Experts say that Robertson’s single-word legislation swap is just one part of a much larger cause for concern: “It’s one line of a 500-page bill,” says Heidi Zimmer, senior vice president of property development for Artspace, a nonprofit that helps secure affordable housing for artists. “There’s so much in the bill that’s concerning, it’s hard to know where to start.”
Danziger says that under the Republican tax plan, artists’ “subsidized housing will now mean, ‘my old bedroom in mom and dad’s house.'”
New measures aimed at graduate school students will also have a large ripple effect on artists, given the number currently enrolled in MFA programs across the country. Although the most worrisome part of the bill—aggressive measures to treat tuition wavers as taxable income—does not appear in the final version approved by both the House and the Senate, other problematic revisions do.
Bennett of ArtPlace notes that there “are very specific changes being proposed for the ways that Pell grants are being calculated, and those actually disadvantage smaller colleges and universities where many of the nation’s premier arts programs are.” He says that these smaller colleges—including Otis College of Art and Design, New Hampshire Institute of Art, CalArts, and MICA—will be “severely jammed up in term of the kinds of grants that they’ll be able to offer.”
This is in addition to concerns already reverbating through higher education circles as a result of the House’s just-released “Higher Education Act Reauthorization” bill (December 4). The Association of Independent Colleges of Art + Design addressed these in a December 12 memo, including new limits on graduate students and parents’ ability to borrow money to pay tuition. Some of these limits now depend on how common it is for other students in the same program to default on similar loans. This measure is particularly problematic for disciplines like art, which are notoriously poorly paid, particularly early on in a graduate’s career.
The way you organize your art business has a big effect on the tax rate you pay. But that rate could change dramatically under the new plan based on the arrangement you choose.

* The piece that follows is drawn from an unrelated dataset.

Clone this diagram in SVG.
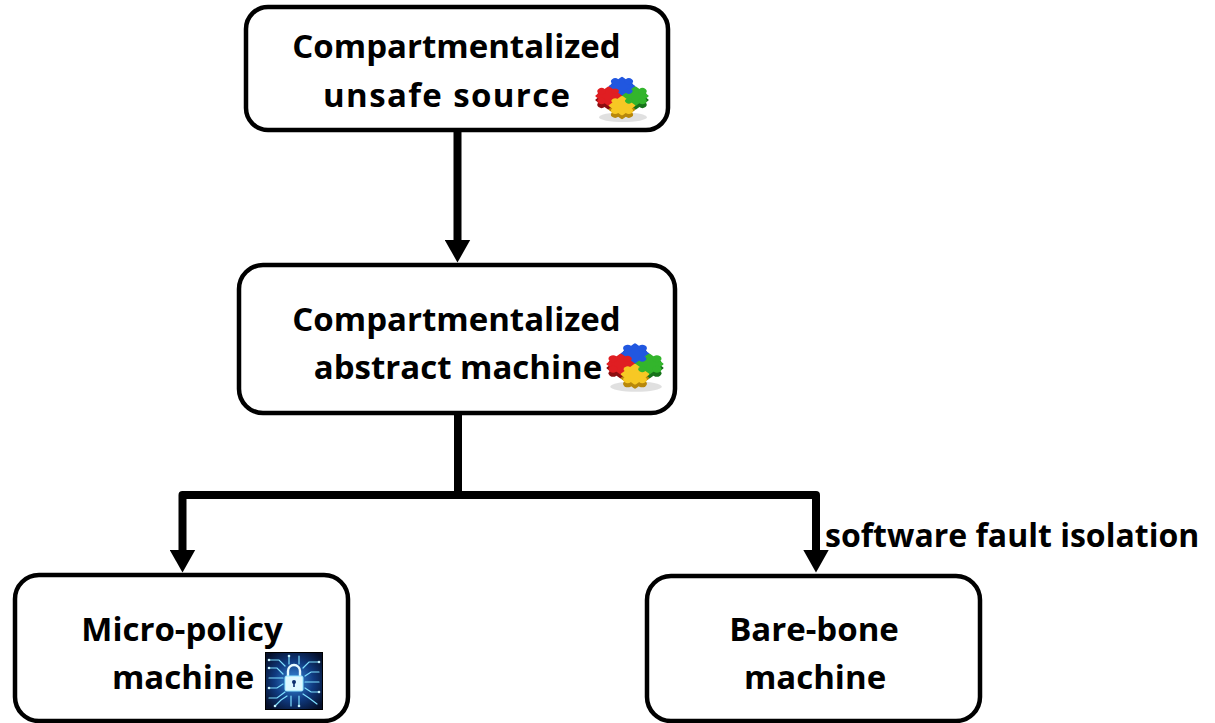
<svg xmlns="http://www.w3.org/2000/svg" width="1215" height="723" viewBox="0 0 1215 723">
  <style>
    .box { fill: #ffffff; stroke: #000000; stroke-width: 4.5; }
    .lbl { font-family: "Open Sans", "Liberation Sans", sans-serif; font-weight: bold; font-size: 33px; fill: #000000; text-anchor: middle; }
    .edge { fill: none; stroke: #000000; stroke-width: 8; stroke-linejoin: round; }
    .note { font-family: "Open Sans", "Liberation Sans", sans-serif; font-weight: bold; font-size: 32px; fill: #000000; }
    /* puzzle colours come in through custom properties so one layer serves for both faces */
    .cb { fill: var(--cb); } .cg { fill: var(--cg); } .cr { fill: var(--cr); } .cy { fill: var(--cy); }
    .pz-side { --cb: #0c2a86; --cg: #16721a; --cr: #8c0d10; --cy: #b8870a; }
    .pz-top { --cb: #2157e0; --cg: #33b52c; --cr: #e01e22; --cy: #f7c824; }
  </style>
  <defs>
    <!-- solid triangular head; its base sits at the end of the line -->
    <marker id="head" viewBox="0 0 23 26" refX="0.5" refY="13" markerWidth="23" markerHeight="26" markerUnits="userSpaceOnUse" orient="auto">
      <path d="M0,0 L23,13 L0,26 Z" fill="#000000"/>
    </marker>
    <radialGradient id="glow" cx="0.5" cy="0.5" r="0.62">
      <stop offset="0" stop-color="#3a8fe0"/>
      <stop offset="0.55" stop-color="#0f3a80"/>
      <stop offset="1" stop-color="#06102a"/>
    </radialGradient>

    <!-- one layer of the assembled 2x2 puzzle on a 40x40 grid -->
    <g id="pz-layer">
      <g class="cb"><rect x="0" y="0" width="20.5" height="20.5" rx="1.5"/><circle cx="10" cy="0" r="4.5"/><circle cx="0" cy="10" r="4.5"/></g>
      <g class="cg"><rect x="19.5" y="0" width="20.5" height="20.5" rx="1.5"/><circle cx="30" cy="0" r="4.5"/><circle cx="40" cy="10" r="4.5"/></g>
      <g class="cr"><rect x="0" y="19.5" width="20.5" height="20.5" rx="1.5"/><circle cx="0" cy="30" r="4.5"/><circle cx="10" cy="40" r="4.5"/></g>
      <g class="cy"><rect x="19.5" y="19.5" width="20.5" height="20.5" rx="1.5"/><circle cx="40" cy="30" r="4.5"/><circle cx="30" cy="40" r="4.5"/></g>
      <circle class="cb" cx="20" cy="10" r="3.8"/>
      <circle class="cg" cx="30" cy="20" r="3.8"/>
      <circle class="cy" cx="20" cy="30" r="3.8"/>
      <circle class="cr" cx="10" cy="20" r="3.8"/>
    </g>
    <symbol id="puzzle" viewBox="0 0 64 54">
      <ellipse cx="33" cy="47" rx="25" ry="5" fill="#000000" opacity="0.12"/>
      <g class="pz-side" transform="translate(32,29) scale(1,0.72) rotate(45) translate(-20,-20)">
        <use href="#pz-layer"/>
      </g>
      <g class="pz-top" transform="translate(32,25) scale(1,0.72) rotate(45) translate(-20,-20)">
        <use href="#pz-layer"/>
      </g>
    </symbol>

    <!-- padlock on a circuit board -->
    <symbol id="lockchip" viewBox="0 0 58 58">
      <rect x="0" y="0" width="58" height="58" fill="url(#glow)" stroke="#000000" stroke-width="2"/>
      <g fill="none" stroke="#7fe0ff" stroke-width="1.2" stroke-linecap="round">
        <path d="M4,8 L14,8 L20,14"/>
        <path d="M4,16 L12,16 L18,22"/>
        <path d="M4,26 L18,26"/>
        <path d="M4,36 L12,36 L18,32"/>
        <path d="M4,46 L12,46 L20,40"/>
        <path d="M10,54 L16,48 L22,44"/>
        <path d="M54,10 L44,10 L38,16"/>
        <path d="M54,20 L46,20 L40,24"/>
        <path d="M54,30 L40,30"/>
        <path d="M54,40 L46,40 L40,36"/>
        <path d="M52,52 L44,46 L38,42"/>
        <path d="M24,4 L24,12"/>
        <path d="M34,4 L34,12"/>
        <path d="M26,54 L26,44"/>
        <path d="M34,54 L34,44"/>
      </g>
      <g fill="#c8f4ff">
        <circle cx="4" cy="8" r="1.3"/><circle cx="4" cy="16" r="1.3"/><circle cx="4" cy="36" r="1.3"/>
        <circle cx="54" cy="10" r="1.3"/><circle cx="54" cy="40" r="1.3"/><circle cx="24" cy="4" r="1.3"/>
        <circle cx="34" cy="54" r="1.3"/><circle cx="10" cy="54" r="1.3"/>
      </g>
      <path d="M23,25 L23,19 A6,6 0 0 1 35,19 L35,25" fill="none" stroke="#e8fbff" stroke-width="2.4"/>
      <rect x="20" y="24" width="18" height="15" rx="1.5" fill="#dff8ff" stroke="#8fe6ff" stroke-width="1"/>
      <circle cx="29" cy="30" r="2" fill="#0d2f6e"/>
      <rect x="28.2" y="30" width="1.6" height="5" fill="#0d2f6e"/>
    </symbol>
  </defs>

  <g id="connectors">
    <line class="edge" x1="457.5" y1="130" x2="457.5" y2="240" marker-end="url(#head)"/>
    <path class="edge" d="M458,413 V495 H182.5 V550" marker-end="url(#head)"/>
    <path class="edge" d="M458,495 H816 V550" marker-end="url(#head)"/>
    <text class="note" x="825" y="547">software fault isolation</text>
  </g>

  <g id="node-unsafe-source">
    <rect class="box" x="246" y="7" width="422" height="123" rx="22"/>
    <text class="lbl" x="456.5" y="58">Compartmentalized</text>
    <text class="lbl" x="446.5" y="107" textLength="247">unsafe source</text>
    <use href="#puzzle" x="591" y="72" width="62" height="52"/>
  </g>

  <g id="node-abstract-machine">
    <rect class="box" x="239" y="265" width="436" height="148" rx="24"/>
    <text class="lbl" x="456.5" y="331">Compartmentalized</text>
    <text class="lbl" x="458" y="379">abstract machine</text>
    <use href="#puzzle" x="602" y="338" width="66" height="56"/>
  </g>

  <g id="node-micro-policy">
    <rect class="box" x="15" y="575" width="333" height="146" rx="24"/>
    <text class="lbl" x="182" y="641">Micro-policy</text>
    <text class="lbl" x="183" y="689">machine</text>
    <use href="#lockchip" x="265" y="652" width="58" height="58"/>
  </g>

  <g id="node-bare-bone">
    <rect class="box" x="647" y="576" width="333" height="145" rx="24"/>
    <text class="lbl" x="814" y="641">Bare-bone</text>
    <text class="lbl" x="815" y="689">machine</text>
  </g>
</svg>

In a story yesterday on suggested hacks for the new Republican tax system, the New York Times points out that in “pass-through businesses,” including sole proprietorships and LLCs, a company’s income is essentially “passed through” to the owner and is taxed at whatever tax bracket the owner is in. This was true before the Republican tax plan and is unlikely to change. Artists who do freelance and consulting work or sell their art directly to buyers (rather than through a gallery) might already operate as pass-throughs and enjoy breaks on profits and income.
But other options may become more appealing under the new plan. An artist could establish a so-called “C-corporation,” which means that his or her company’s earnings would be subject to the newly lowered 21 percent corporate tax. (It was previously 35 percent.) This model represents “a big reduction from the top individual rate, even with the pass-through discount,” says the Times.
The disadvantage of this arrangement is that, although corporate earnings are taxed at a lower rate than individual earnings, you will also have to pay tax on any distribution made by the corporation to you—effectively, a “double tax,” Danziger points out.
As the Times notes, the C-corp strategy makes sense for people who can keep their earnings at the corporate level and not have money distributed to them personally (at least for some period of time). So if you happen to be a wildly successful artist like Jeff Koons, Cindy Sherman, or Christopher Wool, a corporation may be the best option for you. But for many, it will still make more sense to set up a pass-through business.
To be sure, it is difficult to predict the precise practical impact of the proposed tax code at this stage. But one thing is clear beyond a shadow of a doubt: tax attorneys and accountants will see a lot of new business.